There is also another factor which clouds the analysis, which is that the ego has to weigh the costs of altering, suppressing, or foregoing one of the desires. It could be that Larry has a twin brother, Harry, who is not homosexual, and that Harry is genuinely happier that Larry is, and that Larry would genuinely prefer being Harry to being himself; he's not mistaken about his second-order want.
However, the plan to be (or pretend to be) straight is much more costly and less likely to succeed than the plan to stop wanting to be straight, and that difference in costs might be high enough to determine the ego's decision. Again, it should be possible to imagine realistic cases in which the decision would swing the other way. (Related.)
It's also worth considering how much one wants to engage in sour grapes thinking- much of modern moral intuitions about homosexuality seem rooted in the difficulty of changing it. (Note Alicorn's response. Given that homosexuality is immutable, then plans to change homosexuals are unlikely to succeed, and they might as well make the best of their situation. But I hope it's clear that, at its root, this is a statement about engineering reality, not moral principles- if there were a pill that converted homosexuals to heterosexuals, then the question of how society treats homosexuals would actually be different, and if Larry asked you to help him make the decision of whether or not to take the pill, I'm sure you could think of some things to write in the "pro" column for "take the pill" and in the "con" column for "don't take the pill."
Why I said this is worth considering is that, as should be unsurprising, two wants conflict. Often, we don't expect the engineering reality to change. Male homosexuality is likely to be immutable for the lifetimes of the ones that are currently alive, and it's more emotionally satisfying to declare that homosexual desires don't conflict with important goals than reflect on the tradeoffs that homosexuals face that heterosexuals don't. Doing so, however, requires a sort of willful blindness, which may or may not be worth the reward gained by engaging in it.
I don't deny that there may be some good reasons to prefer to be heterosexual.
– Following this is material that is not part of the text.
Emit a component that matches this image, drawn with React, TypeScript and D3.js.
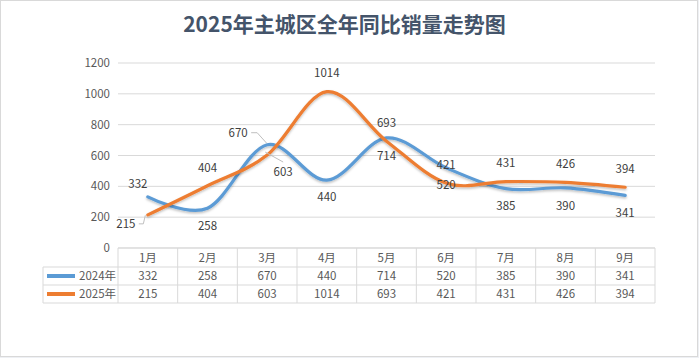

For instance, imagine Larry lives in an area populated by very few homosexual and bisexual men, and moving somewhere else is prohibitively costly for some reason. If this is the case, then Larry may have a rational second-order desire to become bisexual or heterosexual, simply because doing so would make it much easier to find romantic partners.
However, I would maintain that the specific reason given in Alicorn's orignal post for why Larry desires to not be homosexual is that he is confused about the morality of homosexuality and is afraid he is behaving immorally, not because he has two genuine desires that conflict.
I find it illuminating to compare intuitions about homosexuality to intuitions about bisexuality. If homosexual relationships were really inferior to heterosexual ones in some important way then it would make sense to encourage bisexual people to avoid homosexual relationships and focus on heterosexual ones. This seems wrong to me however, if I was giving a bisexual person relationship advice I think the good thing to do would be advise them to focus on whoever is most compatible with them regardless of sex.
I think you are probably right, this is proper. I think I may feel biased in favor of second order desires because right now it seems like in my current life I have difficulty preventing my first order desires from overriding them. But if I think about it, it seems like I have many first order desires I cherish and would really prefer to avoid changing.